C’est donc bien, comme on vient de le voir, point par point et mot à mot que le pro­pos du 8 sep­tembre 1950 rap­por­té en la page 27 de Jean Guitton, contre­dit des affir­ma­tions expli­cites de l’encyclique Humani gene­ris.

A la page pré­cé­dente, Jean Guitton avait rap­por­té sa propre opi­nion : « L’encyclique a besoin d’une inter­pré­ta­tion ». C’est pos­sible : au moins en ce sens que toute lec­ture est inter­pré­ta­tive. Interpréter, c’est par exemple recher­cher quel sens don­ner aux termes errores, abe­ra­tiones, fal­la­cia, conte­nus dans le texte. Mais com­men­cer par dire et (appa­rem­ment par croire) que ces termes ne sont pas dans le texte, et que leur absence est une carac­té­ris­tique de la plus haute impor­tance, qui doit com­man­der toute la lec­ture du docu­ment et qui indique son inten­tion géné­rale, – ce n’est plus une inter­pré­ta­tion. Ce n’est même pas une inter­pré­ta­tion fausse. C’est, en deçà de toute inter­pré­ta­tion, la néga­tion de l’objet, le refus du texte à inter­pré­ter, rem­pla­cé par une rêve­rie gra­tuite sur laquelle on construit des consi­dé­ra­tions d’une allure déter­mi­nante et impé­ra­tive, mais qui sont accro­chées en l’air.

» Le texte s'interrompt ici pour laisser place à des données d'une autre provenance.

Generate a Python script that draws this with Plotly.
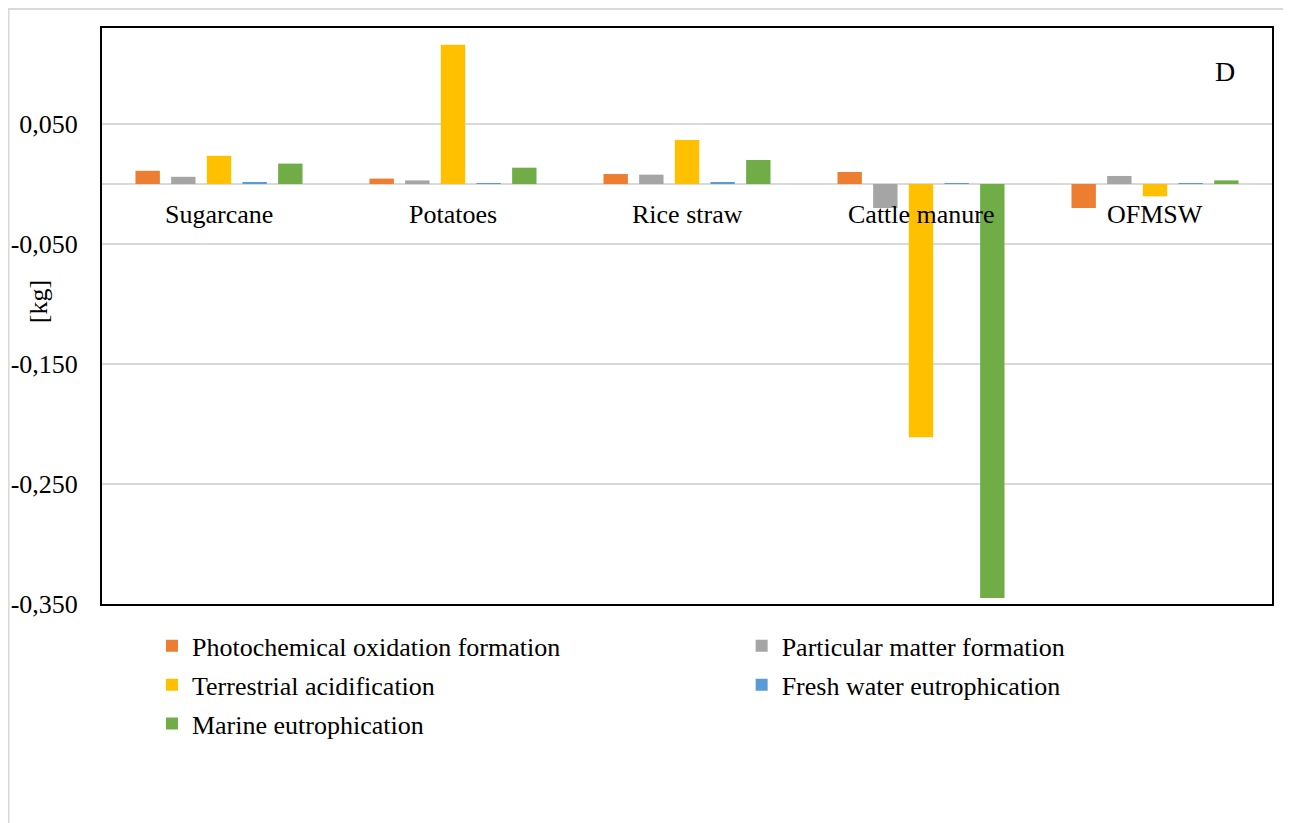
import plotly.graph_objects as go

categories = ["Sugarcane", "Potatoes", "Rice straw", "Cattle manure", "OFMSW"]
series_names = [
    "Photochemical oxidation formation",
    "Particular matter formation",
    "Terrestrial acidification",
    "Fresh water eutrophication",
    "Marine eutrophication",
]
photochemical = [0.011, 0.0045, 0.0083, 0.010, -0.020]
particulate = [0.006, 0.003, 0.0078, -0.020, 0.0067]
terrestrial = [0.0235, 0.116, 0.0367, -0.211, -0.0103]
freshwater = [0.001, 0.0005, 0.001, 0.0005, 0.0005]
marine = [0.017, 0.0136, 0.020, -0.345, 0.003]
colors = ["#ED7D31", "#A5A5A5", "#FFC000", "#5B9BD5", "#70AD47"]
legend_ids = ["legend", "legend2", "legend", "legend2", "legend"]
y_ticks = [0.05, -0.05, -0.15, -0.25, -0.35]
y_ticktext = [f"{v:.3f}".replace(".", ",") for v in y_ticks]

FONT = "Liberation Serif"
FS = 26

fig = go.Figure()
for name, vals, col, lg in zip(series_names,
                               [photochemical, particulate, terrestrial, freshwater, marine],
                               colors, legend_ids):
    fig.add_trace(go.Bar(x=categories, y=vals, name=name, legend=lg,
                         legendgroup=name,
                         marker=dict(color=col, line=dict(width=0))))

for c in categories:
    fig.add_annotation(x=c, y=0, xref="x", yref="y", text=c, showarrow=False,
                       yanchor="top", xanchor="center", yshift=-14,
                       font=dict(family=FONT, size=FS, color="#000"))

fig.add_annotation(x=-0.0547, y=0.524, xref="paper", yref="paper", text="[kg]",
                   textangle=-90, showarrow=False, xanchor="center", yanchor="middle",
                   font=dict(family=FONT, size=FS, color="#000"))
fig.add_annotation(x=0.96, y=0.924, xref="paper", yref="paper", text="D",
                   showarrow=False, xanchor="center", yanchor="middle",
                   font=dict(family=FONT, size=28, color="#000"))

# outer chart-area border
fig.add_shape(type="rect", xref="paper", yref="paper",
              x0=-0.0799, x1=1.0154, y0=-0.45, y1=1.033,
              line=dict(color="#D9D9D9", width=2), layer="below")

leg_common = dict(orientation="v", xanchor="left", yanchor="top",
                  font=dict(family=FONT, size=FS, color="#000"),
                  itemclick=False, traceorder="grouped", tracegroupgap=2,
                  bgcolor="rgba(0,0,0,0)")

fig.update_layout(
    width=1291, height=823,
    font=dict(family=FONT, size=FS, color="#000"),
    margin=dict(l=94, r=27, t=20, b=227, autoexpand=False),
    paper_bgcolor="white", plot_bgcolor="white",
    barmode="group", bargap=0.238, bargroupgap=0.316,
    showlegend=True,
    legend=dict(x=0.0427, y=-0.032, **leg_common),
    legend2=dict(x=0.5467, y=-0.032, **leg_common),
    xaxis=dict(showticklabels=False, showgrid=False, zeroline=False,
               showline=True, linecolor="#000", linewidth=2, mirror=True,
               ticks="", automargin=False),
    yaxis=dict(range=[-0.35, 0.13], tickvals=y_ticks, ticktext=y_ticktext,
               showgrid=True, gridcolor="#D9D9D9", gridwidth=2,
               zeroline=True, zerolinecolor="#D9D9D9", zerolinewidth=2,
               showline=True, linecolor="#000", linewidth=2, mirror=True,
               ticks="", ticklabelstandoff=17, automargin=False,
               tickfont=dict(family=FONT, size=FS, color="#000")),
)

fig.write_html("out.html")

Ainsi la réflexion, au lieu de scru­ter ce qui est, devient pure­ment « poé­tique », au sens grec ou l’entend Marcel de Corte, et se met à pla­ner dans un arbi­traire qui, décou­ra­geant les com­mu­ni­ca­tions intel­lec­tuelles opé­rées par le moyen du lan­gage arti­cu­lé, ne laisse en défi­ni­tive, néces­sai­re­ment, sub­sis­ter entre les hommes que des rap­ports de force.

Vous connais­sez l’histoire du chaudron :

  • Tu ne m’as pas encore ren­du mon chau­dron neuf ?
  • Tu ne m’en as prê­té aucun. Et il n’était pas neuf. Et je te l’ai déjà rendu.

La pen­sée catho­lique, chez un nombre crois­sant de ses repré­sen­tants les plus hau­te­ment émi­nents, (N.B. Jean Madiran a en vue ici Mgr Montini, sub­sti­tut de la Secrétairerie d’Etat) en est donc à l’heure du chaudron.

J’ignore si en 1967, au moment où l’on reli­sait les épreuves de la page 27, on a eu la simple curio­si­té de rou­vrir l’encyclique Humani Generis de Pie XII ; j’ignore si la contra­dic­tion arbi­traire qu’on lui fai­sait par chu­cho­te­ment pri­vé en 1950, et que l’on a publi­que­ment renou­ve­lée en 1967 a été volon­tai­re­ment déli­bé­rée, en pleine connais­sance de cause. Je constate les faits

Comparée à l’état pré­sent du monde et de l’Eglise l’encyclique de Pie XII est aus­si actuelle que la réponse de Jésus à saint Jude. Mais on nous fait croire que Jésus n’a pas répon­du ; et que « les erreurs mani­festes » signa­lées en 1959 n’étaient pas vrai­ment des erreurs.

Alors cette géné­ra­tion d’homme s’enfonce dans l’angoisse et dans la nuit.